NEW YORK (Reuters) - Investors are bracing for more turbulence in U.S. stocks, as some states prepare to reopen their economies and global trade tensions rise.
The Cboe Volatility Index .VIX, known as Wall Street's fear gauge, posted its biggest weekly gain in about two months, reflecting the S&P 500 index's .SPX 2.6% slide from its April 29 high. VIX futures have jumped as well, with investors pricing elevated risk into June contracts.
Whether recent losses in stocks resulted from profit taking after April’s swift rally or were the start of a prolonged decline may become more apparent in weeks to come, investors said.
Many are watching progress of U.S. states trying to reopen their economies without fueling a resurgence in coronavirus cases. Parts of New York, Virginia and Maryland moved toward lifting lockdowns on Friday, and Connecticut and Minnesota are set to ease restrictions in the coming week.
“We don’t know what the new normal will be,” said Alessio de Longis, portfolio manager at Invesco. “The managing of expectations will lead to some false steps along the way.”
For now, a pile-up of worrying domestic and international news prompted investors to pull back on equities after the S&P 500 in April notched its best monthly gain in decades.
U.S. President Donald Trump has ratcheted up rhetoric on China, floating the possibility of cutting ties with the world’s second-largest economy. The White House on Friday moved to block shipments of semiconductors to Huawei Technologies Co Ltd [HWT.UL] from global chipmakers, which could put pressure on a global economy already suffering its deepest contraction in decades.
Hopes for a speedy return to normal took another hit when California’s state university system canceled classes for the fall semester because of the coronavirus and Los Angeles County said its stay-at-home order was likely to be extended by three months.
“What we’re seeing now is the wash of realism coming over the market,” said Shannon Saccocia, chief investment officer at Boston Private.
The VIX on Monday touched its lowest level since late February before reversing course as expectations for market volatility grew later in the week.
Concerns over economic reopening are reflected in the VIX futures curve, which shows investors betting volatility will be elevated in coming weeks, rather than later in the summer, said Christopher Murphy, co-head of derivatives strategy at Susquehanna Financial Group.

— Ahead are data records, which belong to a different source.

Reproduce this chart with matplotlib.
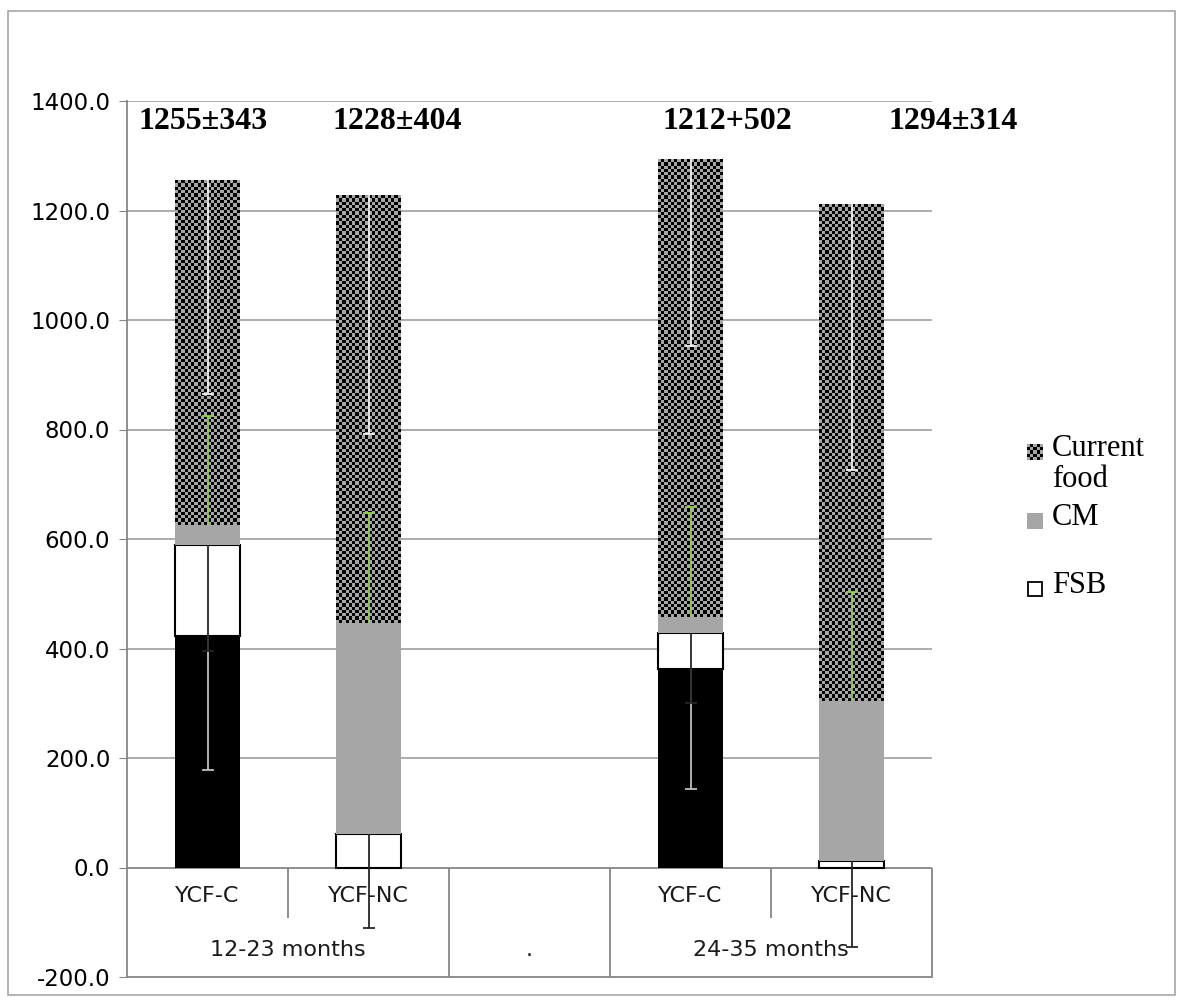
import matplotlib
matplotlib.use("Agg")
import matplotlib.pyplot as plt
import numpy as np
from matplotlib.patches import Rectangle
from matplotlib.colors import ListedColormap

# categories: 5 slots, the middle one is an empty spacer
subcats = ["YCF-C", "YCF-NC", "", "YCF-C", "YCF-NC"]
groups = ["12-23 months", ".", "24-35 months"]
group_slots = [(0, 1), (2, 2), (3, 4)]

# stacked series (kcal), nan = empty slot
bm = np.array([423, 0, np.nan, 363, 0], dtype=float)       # black base, not in legend
fsb = np.array([166, 61, np.nan, 65, 12], dtype=float)
cm = np.array([37, 386, np.nan, 30, 293], dtype=float)
cur_food = np.array([629, 781, np.nan, 836, 907], dtype=float)

# error bar lengths
bm_err = [245, 0, 0, 219, 0]       # downwards
fsb_err = [193, 172, 0, 128, 157]  # downwards
cm_err = [199, 200, 0, 200, 199]   # upwards
cf_err = [390, 437, 0, 341, 486]   # downwards

totals_txt = ["1255±343", "1228±404", "1212+502", "1294±314"]
totals_x = [-0.03, 1.18, 3.23, 4.63]   # label positions (slot units)

legend_labels = ["Current\nfood", "CM", "FSB"]

plt.rcParams['font.family'] = ['DejaVu Sans']
serif = ['Liberation Serif', 'DejaVu Serif']

W, H = 1183, 1000
fig = plt.figure(figsize=(W / 100, H / 100), dpi=100)
ax = fig.add_axes([127 / W, 1 - 977 / H, (932 - 127) / W, (977 - 101) / H])
ymin, ymax = -200, 1400
x = np.arange(len(subcats))
bw = 0.4

ax.bar(x, bm, bw, color='black', zorder=2)
ax.bar(x, fsb, bw, bottom=bm, color='white', edgecolor='black', linewidth=1.5, zorder=2)
b3 = bm + fsb
ax.bar(x, cm, bw, bottom=b3, color='#A6A6A6', zorder=2)
b4 = b3 + cm
cf_bars = ax.bar(x, cur_food, bw, bottom=b4, color='#A6A6A6', zorder=2)
top = b4 + cur_food

# checker texture on the current food bars
ax_h_px = 977 - 101
ax_w_px = 932 - 127
cell = 3.3
checker = ListedColormap(['#A6A6A6', '#000000'])
for p in cf_bars:
    h = p.get_height()
    if not np.isfinite(h):
        continue
    nr = max(1, int(round(h * ax_h_px / (ymax - ymin) / cell)))
    nc = max(1, int(round(p.get_width() * ax_w_px / 5 / cell)))
    ii, jj = np.indices((nr, nc))
    ax.imshow((ii + jj) % 2, cmap=checker, extent=(p.get_x(), p.get_x() + p.get_width(), p.get_y(), p.get_y() + h),
              aspect='auto', interpolation='nearest', zorder=2.1, origin='lower')


def err_line(xs, y0, errs, color, up=False):
    for xi, yi, e in zip(xs, y0, errs):
        if not np.isfinite(yi) or e == 0:
            continue
        y1 = yi + e if up else yi - e
        ax.vlines(xi, min(yi, y1), max(yi, y1), color=color, lw=1.3, zorder=3)
        ax.plot([xi], [y1], ls='none', marker='_', ms=9, mew=1.3, color=color, zorder=3)


err_line(x, bm, bm_err, '#BFBFBF')
err_line(x, b3, fsb_err, '#262626')
err_line(x, b4, cm_err, '#92D050', up=True)
err_line(x, top, cf_err, '#F2F2F2')

ax.set_xlim(-0.5, len(subcats) - 0.5)
ax.set_ylim(ymin, ymax)
ax.set_yticks(np.arange(ymin, ymax + 1, 200))
ax.set_yticklabels([f"{v:.1f}" for v in np.arange(ymin, ymax + 1, 200)], fontsize=16.5)
ax.tick_params(axis='y', length=6, color='#868686', pad=6)
ax.set_xticks([])
for s in ['top', 'right', 'bottom']:
    ax.spines[s].set_visible(False)
ax.spines['left'].set_color('#868686')
ax.spines['left'].set_linewidth(1.3)

# gridlines
for v in np.arange(200, ymax + 1, 200):
    ax.axhline(v, color='#A6A6A6', lw=1.3, zorder=1)
ax.axhline(0, color='#868686', lw=1.3, zorder=1.5)
ax.axhline(ymin, color='#868686', lw=1.3, zorder=1.5, clip_on=False)

# category label table below zero
ax.vlines([1.5, 2.5, 4.5], ymin, 0, color='#868686', lw=1.3, zorder=1.5, clip_on=False)
ax.vlines([0.5, 3.5], -93, 0, color='#868686', lw=1.3, zorder=1.5)
for xi, lab in zip(x, subcats):
    ax.text(xi, -52, lab, ha='center', va='center', fontsize=16, color='#1a1a1a')
for (a, b), g in zip(group_slots, groups):
    ax.text((a + b) / 2, -150, g, ha='center', va='center', fontsize=16, color='#1a1a1a')

for xi, t in zip(totals_x, totals_txt):
    ax.text(xi, 1362, t, ha='center', va='center', fontsize=23, fontweight='bold',
            family=serif, color='black')

# legend, laid out like the Excel one (figure pixels)
sq = 16
mx = 1027
rows_y = [452, 521, 589]
ii, jj = np.indices((5, 5))
lax = fig.add_axes([mx / W, 1 - (rows_y[0] + sq / 2) / H, sq / W, sq / H])
lax.imshow((ii + jj) % 2, cmap=checker, interpolation='nearest', aspect='auto')
lax.axis('off')
fig.patches.append(Rectangle((mx / W, 1 - (rows_y[1] + sq / 2) / H), sq / W, sq / H,
                             transform=fig.transFigure, facecolor='#A6A6A6', edgecolor='none'))
fig.patches.append(Rectangle(((mx + 1) / W, 1 - (rows_y[2] + sq / 2 - 1) / H), (sq - 2) / W, (sq - 2) / H,
                             transform=fig.transFigure, facecolor='white', edgecolor='black', lw=1.3))
for yc, lab in zip(rows_y, legend_labels):
    fig.text(1052 / W, 1 - (yc - 18) / H, lab, ha='left', va='top', fontsize=22,
             family=serif, linespacing=1.1)

fig.patches.append(Rectangle((8 / W, 5 / H), (1175 - 8) / W, (992 - 8) / H, transform=fig.transFigure,
                             fill=False, edgecolor='#A6A6A6', lw=1.2))

fig.savefig('out.png', dpi=100)
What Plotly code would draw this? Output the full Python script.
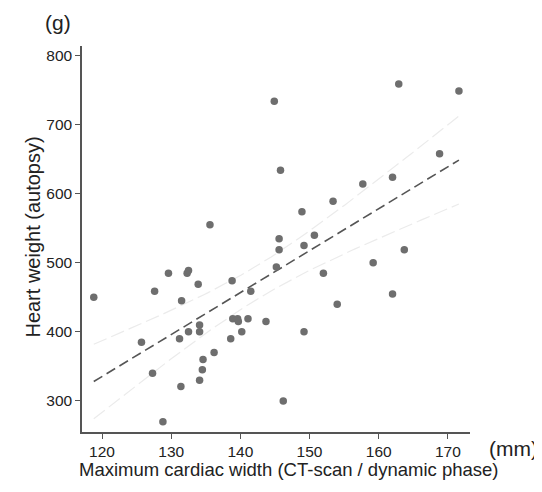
import numpy as np
import plotly.graph_objects as go

# Maximum cardiac width (mm) and heart weight (g)
width_mm = [118.8, 125.7, 127.3, 127.6, 128.8, 129.6, 131.2, 131.4, 131.5, 132.3,
            132.5, 132.5, 133.9, 134.1, 134.1, 134.1, 134.5, 134.6, 136.2, 138.6,
            138.8, 138.9, 139.6, 139.7, 140.2, 141.1, 141.5, 143.7, 145.2, 145.6,
            145.6, 146.2, 149.2, 149.2, 152.0, 154.0, 159.2, 162.0, 163.7, 144.9,
            145.8, 148.9, 135.6, 150.7, 162.9, 171.6, 168.8, 162.0, 157.7, 153.4]
weight_g = [450, 385, 340, 459, 270, 485, 390, 321, 445, 485,
            489, 400, 469, 410, 400, 330, 345, 360, 370, 390,
            474, 419, 419, 415, 400, 419, 459, 415, 494, 519,
            535, 300, 525, 400, 485, 440, 500, 455, 519, 734,
            634, 574, 555, 540, 759, 749, 658, 624, 614, 589]

x_ticks = [120, 130, 140, 150, 160, 170]
y_ticks = [300, 400, 500, 600, 700, 800]

x = np.array(width_mm, dtype=float)
y = np.array(weight_g, dtype=float)
n = len(x)
b1, b0 = np.polyfit(x, y, 1)
xs = np.linspace(x.min(), x.max(), 100)
ys = b0 + b1 * xs
resid = y - (b0 + b1 * x)
s = np.sqrt(np.sum(resid**2) / (n - 2))
sxx = np.sum((x - x.mean())**2)
tval = 2.0106
se = s * np.sqrt(1.0 / n + (xs - x.mean())**2 / sxx)
upper = ys + tval * se
lower = ys - tval * se

font = "Liberation Sans, Arial, Helvetica, sans-serif"
fig = go.Figure()
fig.add_trace(go.Scatter(x=xs, y=upper, mode="lines",
                         line=dict(color="#ebebeb", width=1.2, dash="14px,5px"),
                         hoverinfo="skip"))
fig.add_trace(go.Scatter(x=xs, y=lower, mode="lines",
                         line=dict(color="#ebebeb", width=1.2, dash="14px,5px"),
                         hoverinfo="skip"))
fig.add_trace(go.Scatter(x=xs, y=ys, mode="lines",
                         line=dict(color="#555555", width=1.6, dash="10px,5px"),
                         hoverinfo="skip"))
fig.add_trace(go.Scatter(x=width_mm, y=weight_g, mode="markers",
                         marker=dict(color="#6e6e6e", size=7.5, line=dict(width=0))))

fig.update_layout(
    width=534, height=484,
    margin=dict(l=74, r=72, t=38, b=60),
    paper_bgcolor="white", plot_bgcolor="white",
    showlegend=False,
    font=dict(family=font, color="#222222", size=15.5),
    xaxis=dict(range=[117.1, 173.2], tickvals=x_ticks, showgrid=False, zeroline=False,
               showline=True, linecolor="#555555", linewidth=1.5,
               ticks="outside", ticklen=5, tickcolor="#555555", tickwidth=1.2,
               tickfont=dict(size=15.5, color="#222222")),
    yaxis=dict(range=[255, 814], tickvals=y_ticks, showgrid=False, zeroline=False,
               showline=True, linecolor="#555555", linewidth=1.5,
               ticks="outside", ticklen=5, tickcolor="#555555", tickwidth=1.2,
               tickfont=dict(size=15.5, color="#222222")),
    annotations=[
        dict(text="Maximum cardiac width (CT-scan / dynamic phase)", xref="paper", yref="paper",
             x=0.531, y=-0.096, showarrow=False, xanchor="center", yanchor="middle",
             font=dict(size=18.5, color="#222222")),
        dict(text="Heart weight (autopsy)", xref="paper", yref="paper",
             x=-0.126, y=0.504, showarrow=False, textangle=-90, xanchor="center", yanchor="middle",
             font=dict(size=20, color="#222222")),
        dict(text="(mm)", xref="paper", yref="paper",
             x=1.111, y=-0.044, showarrow=False, xanchor="center", yanchor="middle",
             font=dict(size=21, color="#222222")),
        dict(text="(g)", xref="paper", yref="paper",
             x=-0.062, y=1.06, showarrow=False, xanchor="center", yanchor="middle",
             font=dict(size=21, color="#222222")),
    ],
)
fig.write_html("out.html")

The curve has fluctuated in shape over the past week. On Tuesday, front-month VIX futures VXc1 traded at higher prices than futures expiring in subsequent months, reflecting heightened concern over near-term conditions. While that is no longer the case for now, VIX futures are broadly pricing in higher volatility than they were a week ago.
Several investors are positioning for further turbulence by shunning value sectors such as energy and financials in favor of technology and healthcare, two areas that have held up relatively well during recent market turmoil.
Andrew Graham, managing partner at Jackson Square Capital in San Francisco, has focused on stocks he believes can maintain high dividend yields, especially within the pharmaceutical industry. His firm owns shares of Bristol-Myers Squibb Co BMY.N, AbbVie Inc ABBV.N and Merck & Co Inc MRK.N.
Investors will also watch the U.S. Treasury Department’s first auction for its 20-year bond on Wednesday. Treasury plans to borrow a record amount of nearly $3 trillion this quarter.
Some investors said they were likely to keep equities at a slight underweight in their portfolios given the likelihood of further declines.
Dave Lafferty, chief market strategist at Natixis Investment Managers, believes the recent stock rally did not factor in the likelihood of businesses operating below their usual capacity even if states reopened their economies.
“Yes, there’s going to be a strong growth rate from the bottom, but the place we’re getting back to is going to be subpar for a while,” Lafferty said. “Are stocks priced for subpar growth? I think they aren’t.”